Dataset extract.
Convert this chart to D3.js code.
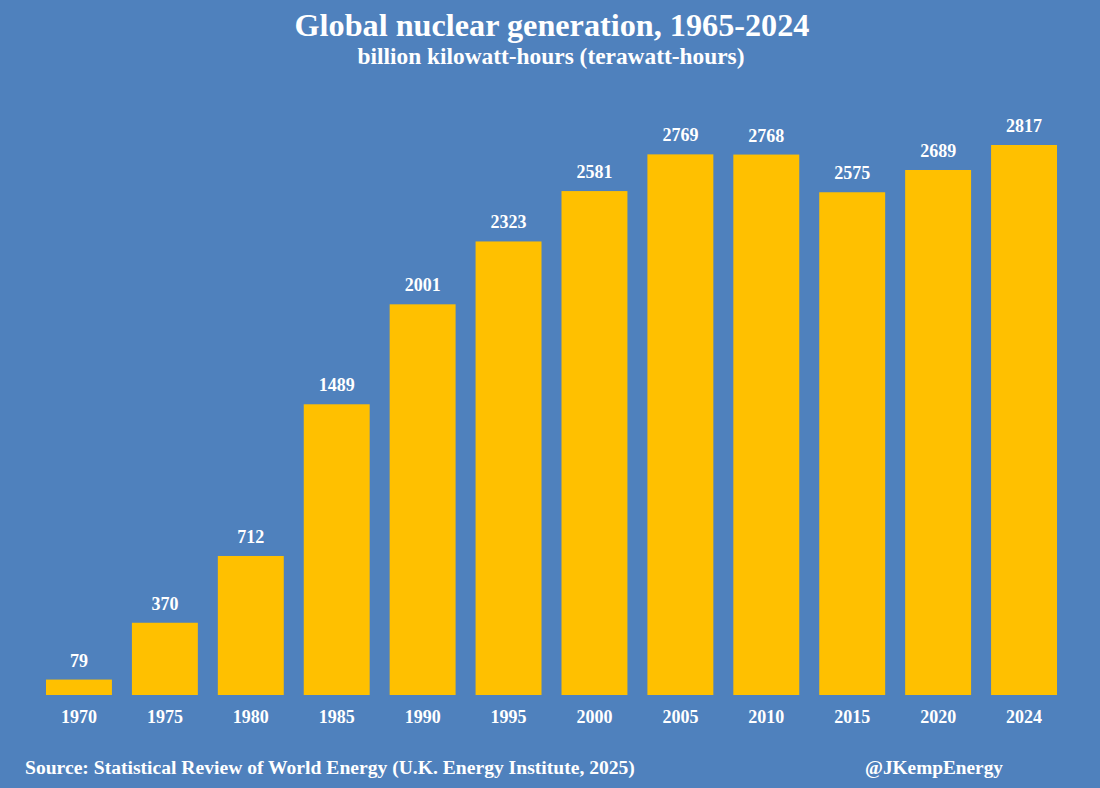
<!DOCTYPE html>
<html>
<head>
<meta charset="utf-8">
<script src="https://cdn.jsdelivr.net/npm/d3@7"></script>
<style>
  html, body { margin: 0; padding: 0; background: #4f81bd; }
  svg { display: block; }
  text { font-family: "Liberation Serif", "Times New Roman", serif; font-weight: bold; fill: #ffffff; }
</style>
</head>
<body>
<script>
const years = ["1970", "1975", "1980", "1985", "1990", "1995", "2000", "2005", "2010", "2015", "2020", "2024"];
const generation = [79, 370, 712, 1489, 2001, 2323, 2581, 2769, 2768, 2575, 2689, 2817];
const titleText = "Global nuclear generation, 1965-2024";
const subtitleText = "billion kilowatt-hours (terawatt-hours)";
const sourceText = "Source: Statistical Review of World Energy (U.K. Energy Institute, 2025)";
const creditText = "@JKempEnergy";

const W = 1100, H = 788;
const svg = d3.select("body").append("svg").attr("width", W).attr("height", H);
svg.append("rect").attr("width", W).attr("height", H).attr("fill", "#4f81bd");

const x = d3.scaleBand().domain(years).range([36, 1067]).paddingInner(20 / 86).paddingOuter(10 / 86);
const y = d3.scaleLinear().domain([0, 2817]).range([695, 145]);

svg.append("g").selectAll("rect").data(generation).join("rect")
  .attr("x", (d, i) => x(years[i]))
  .attr("y", d => y(d))
  .attr("width", x.bandwidth())
  .attr("height", d => y(0) - y(d))
  .attr("fill", "#ffc000");

svg.append("g").selectAll("text").data(generation).join("text")
  .attr("x", (d, i) => x(years[i]) + x.bandwidth() / 2)
  .attr("y", d => y(d) - 13)
  .attr("text-anchor", "middle")
  .style("font-size", "18px")
  .text(d => d);

const xAxis = svg.append("g").attr("transform", "translate(0,695)")
  .call(d3.axisBottom(x).tickSize(0).tickPadding(0));
xAxis.select(".domain").remove();
xAxis.selectAll("text")
  .attr("y", 28).attr("dy", null)
  .style("font-size", "18px")
  .style("font-family", "'Liberation Serif', serif")
  .style("font-weight", "bold")
  .attr("fill", "#ffffff");

function fitText(sel, targetWidth) {
  const w = sel.node().getComputedTextLength();
  const fs = parseFloat(sel.style("font-size"));
  sel.style("font-size", (fs * targetWidth / w).toFixed(2) + "px");
}

const title = svg.append("text").attr("x", 552).attr("y", 36).attr("text-anchor", "middle")
  .style("font-size", "28px").text(titleText);
fitText(title, 515);
const sub = svg.append("text").attr("x", 551).attr("y", 64).attr("text-anchor", "middle")
  .style("font-size", "20px").text(subtitleText);
fitText(sub, 387);

const src = svg.append("text").attr("x", 25).attr("y", 774).style("font-size", "17px").text(sourceText);
fitText(src, 610);
const cr = svg.append("text").attr("x", 934).attr("y", 774).attr("text-anchor", "middle").style("font-size", "17px").text(creditText);
fitText(cr, 138);
</script>
</body>
</html>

Goal. Transcribe the material exactly, and leave out whatever pictures it holds.

Result of this exercise.
Convert this chart to D3.js code.
<!DOCTYPE html>
<html>
<head>
<meta charset="utf-8">
<script src="https://cdn.jsdelivr.net/npm/d3@7"></script>
<style>
  html, body { margin: 0; padding: 0; background: #4f81bd; }
  svg { display: block; }
  text { font-family: "Liberation Serif", "Times New Roman", serif; font-weight: bold; fill: #ffffff; }
</style>
</head>
<body>
<script>
const years = ["1970", "1975", "1980", "1985", "1990", "1995", "2000", "2005", "2010", "2015", "2020", "2024"];
const generation = [79, 370, 712, 1489, 2001, 2323, 2581, 2769, 2768, 2575, 2689, 2817];
const titleText = "Global nuclear generation, 1965-2024";
const subtitleText = "billion kilowatt-hours (terawatt-hours)";
const sourceText = "Source: Statistical Review of World Energy (U.K. Energy Institute, 2025)";
const creditText = "@JKempEnergy";

const W = 1100, H = 788;
const svg = d3.select("body").append("svg").attr("width", W).attr("height", H);
svg.append("rect").attr("width", W).attr("height", H).attr("fill", "#4f81bd");

const x = d3.scaleBand().domain(years).range([36, 1067]).paddingInner(20 / 86).paddingOuter(10 / 86);
const y = d3.scaleLinear().domain([0, 2817]).range([695, 145]);

svg.append("g").selectAll("rect").data(generation).join("rect")
  .attr("x", (d, i) => x(years[i]))
  .attr("y", d => y(d))
  .attr("width", x.bandwidth())
  .attr("height", d => y(0) - y(d))
  .attr("fill", "#ffc000");

svg.append("g").selectAll("text").data(generation).join("text")
  .attr("x", (d, i) => x(years[i]) + x.bandwidth() / 2)
  .attr("y", d => y(d) - 13)
  .attr("text-anchor", "middle")
  .style("font-size", "18px")
  .text(d => d);

const xAxis = svg.append("g").attr("transform", "translate(0,695)")
  .call(d3.axisBottom(x).tickSize(0).tickPadding(0));
xAxis.select(".domain").remove();
xAxis.selectAll("text")
  .attr("y", 28).attr("dy", null)
  .style("font-size", "18px")
  .style("font-family", "'Liberation Serif', serif")
  .style("font-weight", "bold")
  .attr("fill", "#ffffff");

function fitText(sel, targetWidth) {
  const w = sel.node().getComputedTextLength();
  const fs = parseFloat(sel.style("font-size"));
  sel.style("font-size", (fs * targetWidth / w).toFixed(2) + "px");
}

const title = svg.append("text").attr("x", 552).attr("y", 36).attr("text-anchor", "middle")
  .style("font-size", "28px").text(titleText);
fitText(title, 515);
const sub = svg.append("text").attr("x", 551).attr("y", 64).attr("text-anchor", "middle")
  .style("font-size", "20px").text(subtitleText);
fitText(sub, 387);

const src = svg.append("text").attr("x", 25).attr("y", 774).style("font-size", "17px").text(sourceText);
fitText(src, 610);
const cr = svg.append("text").attr("x", 934).attr("y", 774).attr("text-anchor", "middle").style("font-size", "17px").text(creditText);
fitText(cr, 138);
</script>
</body>
</html>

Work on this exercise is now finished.